-------- SUPPLIED MATERIAL

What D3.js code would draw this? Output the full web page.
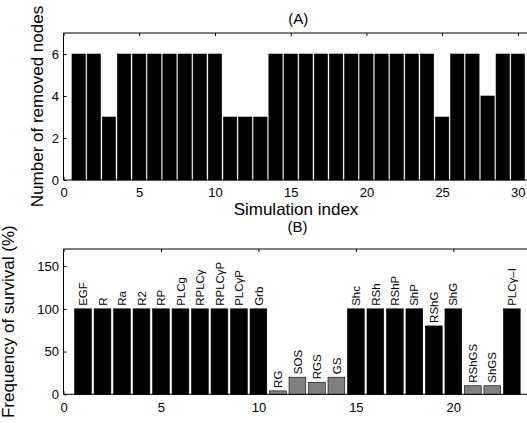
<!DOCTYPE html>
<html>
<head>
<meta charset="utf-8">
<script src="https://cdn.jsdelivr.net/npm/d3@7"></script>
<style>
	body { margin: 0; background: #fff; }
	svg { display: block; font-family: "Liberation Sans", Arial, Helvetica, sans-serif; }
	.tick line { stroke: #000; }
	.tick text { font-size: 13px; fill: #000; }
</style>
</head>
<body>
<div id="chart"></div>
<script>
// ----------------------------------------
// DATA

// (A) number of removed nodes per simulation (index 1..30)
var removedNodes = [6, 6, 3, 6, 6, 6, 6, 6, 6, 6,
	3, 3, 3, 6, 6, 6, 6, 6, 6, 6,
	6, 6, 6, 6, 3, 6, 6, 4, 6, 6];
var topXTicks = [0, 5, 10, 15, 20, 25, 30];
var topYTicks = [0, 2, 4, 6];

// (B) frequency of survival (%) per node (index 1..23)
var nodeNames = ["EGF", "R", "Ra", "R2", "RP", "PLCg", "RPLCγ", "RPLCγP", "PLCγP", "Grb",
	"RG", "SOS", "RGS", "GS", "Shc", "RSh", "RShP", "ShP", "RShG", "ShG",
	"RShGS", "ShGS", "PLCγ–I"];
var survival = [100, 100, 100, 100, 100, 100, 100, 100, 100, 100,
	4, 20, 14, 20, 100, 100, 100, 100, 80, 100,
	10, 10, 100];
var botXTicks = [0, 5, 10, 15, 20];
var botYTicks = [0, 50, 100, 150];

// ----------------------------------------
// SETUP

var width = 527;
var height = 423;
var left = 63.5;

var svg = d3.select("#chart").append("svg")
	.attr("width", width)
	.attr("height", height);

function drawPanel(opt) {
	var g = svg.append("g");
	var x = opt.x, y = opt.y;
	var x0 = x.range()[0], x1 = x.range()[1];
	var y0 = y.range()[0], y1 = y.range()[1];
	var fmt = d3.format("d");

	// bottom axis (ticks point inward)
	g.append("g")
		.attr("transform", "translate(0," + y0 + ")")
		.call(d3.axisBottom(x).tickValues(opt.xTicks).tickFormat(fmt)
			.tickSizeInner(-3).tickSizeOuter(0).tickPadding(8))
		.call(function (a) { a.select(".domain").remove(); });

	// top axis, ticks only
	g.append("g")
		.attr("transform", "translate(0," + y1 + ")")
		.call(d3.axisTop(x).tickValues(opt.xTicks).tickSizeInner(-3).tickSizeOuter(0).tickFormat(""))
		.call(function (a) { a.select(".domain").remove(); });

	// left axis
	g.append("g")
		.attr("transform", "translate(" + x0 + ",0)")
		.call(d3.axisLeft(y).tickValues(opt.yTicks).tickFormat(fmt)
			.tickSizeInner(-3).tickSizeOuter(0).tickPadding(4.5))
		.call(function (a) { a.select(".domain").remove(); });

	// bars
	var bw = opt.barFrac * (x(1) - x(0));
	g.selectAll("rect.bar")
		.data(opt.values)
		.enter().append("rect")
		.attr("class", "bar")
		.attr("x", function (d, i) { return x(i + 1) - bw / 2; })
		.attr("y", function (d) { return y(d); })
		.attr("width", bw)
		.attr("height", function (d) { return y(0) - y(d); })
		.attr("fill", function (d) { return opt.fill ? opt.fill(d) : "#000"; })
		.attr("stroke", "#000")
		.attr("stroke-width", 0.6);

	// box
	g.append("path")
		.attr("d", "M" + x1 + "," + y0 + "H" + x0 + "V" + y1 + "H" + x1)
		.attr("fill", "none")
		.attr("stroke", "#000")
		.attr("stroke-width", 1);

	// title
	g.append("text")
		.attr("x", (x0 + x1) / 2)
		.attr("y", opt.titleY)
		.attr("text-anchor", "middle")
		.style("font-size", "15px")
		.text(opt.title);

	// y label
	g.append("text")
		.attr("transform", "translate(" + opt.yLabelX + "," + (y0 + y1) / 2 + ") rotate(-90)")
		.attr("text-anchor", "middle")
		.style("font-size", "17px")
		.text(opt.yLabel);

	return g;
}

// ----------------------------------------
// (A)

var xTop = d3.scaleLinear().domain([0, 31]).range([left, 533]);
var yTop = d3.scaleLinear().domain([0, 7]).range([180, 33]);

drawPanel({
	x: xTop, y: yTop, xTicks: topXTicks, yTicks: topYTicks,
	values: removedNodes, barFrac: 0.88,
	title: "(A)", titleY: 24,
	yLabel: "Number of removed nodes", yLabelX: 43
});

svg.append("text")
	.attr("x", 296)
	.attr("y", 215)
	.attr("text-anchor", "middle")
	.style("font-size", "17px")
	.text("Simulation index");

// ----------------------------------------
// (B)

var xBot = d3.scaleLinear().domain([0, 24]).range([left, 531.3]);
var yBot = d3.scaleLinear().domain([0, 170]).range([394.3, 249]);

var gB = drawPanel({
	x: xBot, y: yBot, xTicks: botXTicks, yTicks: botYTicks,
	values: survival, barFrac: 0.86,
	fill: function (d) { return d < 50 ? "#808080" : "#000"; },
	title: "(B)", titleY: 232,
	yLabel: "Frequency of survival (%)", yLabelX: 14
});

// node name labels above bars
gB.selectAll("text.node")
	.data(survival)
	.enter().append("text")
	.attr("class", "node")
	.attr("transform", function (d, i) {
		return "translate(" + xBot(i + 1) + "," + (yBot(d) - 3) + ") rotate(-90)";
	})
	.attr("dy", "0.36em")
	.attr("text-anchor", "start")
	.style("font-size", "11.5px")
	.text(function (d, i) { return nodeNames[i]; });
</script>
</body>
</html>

----------------
-------- SUPPLIED MATERIAL

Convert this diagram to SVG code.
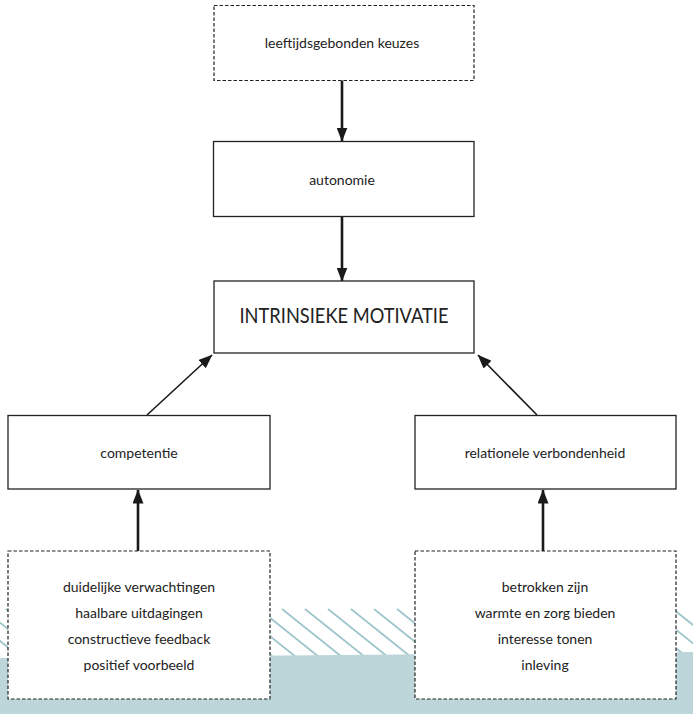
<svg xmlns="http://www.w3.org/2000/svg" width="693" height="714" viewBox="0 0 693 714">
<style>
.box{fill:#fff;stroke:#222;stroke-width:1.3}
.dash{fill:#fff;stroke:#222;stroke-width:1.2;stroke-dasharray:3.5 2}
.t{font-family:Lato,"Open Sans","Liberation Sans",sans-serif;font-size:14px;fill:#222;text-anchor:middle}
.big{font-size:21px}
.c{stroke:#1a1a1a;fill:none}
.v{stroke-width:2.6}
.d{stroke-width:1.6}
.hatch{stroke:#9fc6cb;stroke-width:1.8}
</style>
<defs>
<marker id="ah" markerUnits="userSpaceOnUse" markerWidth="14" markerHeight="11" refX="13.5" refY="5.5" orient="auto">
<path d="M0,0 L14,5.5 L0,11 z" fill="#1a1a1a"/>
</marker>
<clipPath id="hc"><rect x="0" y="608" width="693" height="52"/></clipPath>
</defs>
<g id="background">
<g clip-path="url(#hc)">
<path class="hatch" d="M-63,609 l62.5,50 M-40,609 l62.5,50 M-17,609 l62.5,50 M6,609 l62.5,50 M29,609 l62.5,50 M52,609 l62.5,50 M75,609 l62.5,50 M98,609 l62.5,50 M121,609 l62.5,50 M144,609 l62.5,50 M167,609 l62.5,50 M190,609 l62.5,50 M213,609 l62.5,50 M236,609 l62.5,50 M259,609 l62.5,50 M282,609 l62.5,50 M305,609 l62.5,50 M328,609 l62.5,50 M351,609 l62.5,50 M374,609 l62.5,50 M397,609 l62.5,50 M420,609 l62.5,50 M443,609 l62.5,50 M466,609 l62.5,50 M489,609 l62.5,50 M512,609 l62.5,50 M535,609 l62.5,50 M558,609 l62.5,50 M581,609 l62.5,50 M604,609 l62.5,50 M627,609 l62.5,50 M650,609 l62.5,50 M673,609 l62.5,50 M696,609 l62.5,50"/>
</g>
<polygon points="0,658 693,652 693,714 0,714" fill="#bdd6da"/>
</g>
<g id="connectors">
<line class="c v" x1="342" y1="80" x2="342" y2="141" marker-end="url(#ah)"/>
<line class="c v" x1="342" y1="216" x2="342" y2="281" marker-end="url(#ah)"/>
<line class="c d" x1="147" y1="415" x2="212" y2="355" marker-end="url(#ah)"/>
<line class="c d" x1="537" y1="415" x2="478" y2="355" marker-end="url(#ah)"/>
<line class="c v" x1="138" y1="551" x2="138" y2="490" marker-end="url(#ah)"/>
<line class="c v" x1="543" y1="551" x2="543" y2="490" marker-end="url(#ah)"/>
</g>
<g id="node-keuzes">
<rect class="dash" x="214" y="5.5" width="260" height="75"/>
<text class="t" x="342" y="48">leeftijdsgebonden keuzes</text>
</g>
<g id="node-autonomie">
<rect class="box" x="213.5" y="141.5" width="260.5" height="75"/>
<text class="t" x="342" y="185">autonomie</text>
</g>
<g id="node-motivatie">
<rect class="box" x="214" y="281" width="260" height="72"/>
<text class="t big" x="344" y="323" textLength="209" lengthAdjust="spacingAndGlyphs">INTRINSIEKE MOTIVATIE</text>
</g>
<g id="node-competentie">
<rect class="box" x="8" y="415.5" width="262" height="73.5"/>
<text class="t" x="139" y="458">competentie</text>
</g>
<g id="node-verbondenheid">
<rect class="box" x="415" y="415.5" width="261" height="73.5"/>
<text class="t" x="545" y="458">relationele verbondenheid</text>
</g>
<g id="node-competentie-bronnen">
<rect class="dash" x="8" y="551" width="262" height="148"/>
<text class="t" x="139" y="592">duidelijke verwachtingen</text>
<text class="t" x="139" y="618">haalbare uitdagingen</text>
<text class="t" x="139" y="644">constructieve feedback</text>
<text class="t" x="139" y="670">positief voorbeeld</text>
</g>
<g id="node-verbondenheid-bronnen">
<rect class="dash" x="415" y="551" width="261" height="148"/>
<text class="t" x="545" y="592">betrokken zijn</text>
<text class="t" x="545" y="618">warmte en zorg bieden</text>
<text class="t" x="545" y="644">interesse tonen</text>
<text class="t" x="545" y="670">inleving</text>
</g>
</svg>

----------------

Using the data above, which lines fall from the one with "What D3.js code" through the one with "var topYTicks = [0, 2, 4, 6];"? Repeat them exactly, ends included, minus any pictures.

* _RESULT_:
What D3.js code would draw this? Output the full web page.
<!DOCTYPE html>
<html>
<head>
<meta charset="utf-8">
<script src="https://cdn.jsdelivr.net/npm/d3@7"></script>
<style>
	body { margin: 0; background: #fff; }
	svg { display: block; font-family: "Liberation Sans", Arial, Helvetica, sans-serif; }
	.tick line { stroke: #000; }
	.tick text { font-size: 13px; fill: #000; }
</style>
</head>
<body>
<div id="chart"></div>
<script>
// ----------------------------------------
// DATA

// (A) number of removed nodes per simulation (index 1..30)
var removedNodes = [6, 6, 3, 6, 6, 6, 6, 6, 6, 6,
	3, 3, 3, 6, 6, 6, 6, 6, 6, 6,
	6, 6, 6, 6, 3, 6, 6, 4, 6, 6];
var topXTicks = [0, 5, 10, 15, 20, 25, 30];
var topYTicks = [0, 2, 4, 6];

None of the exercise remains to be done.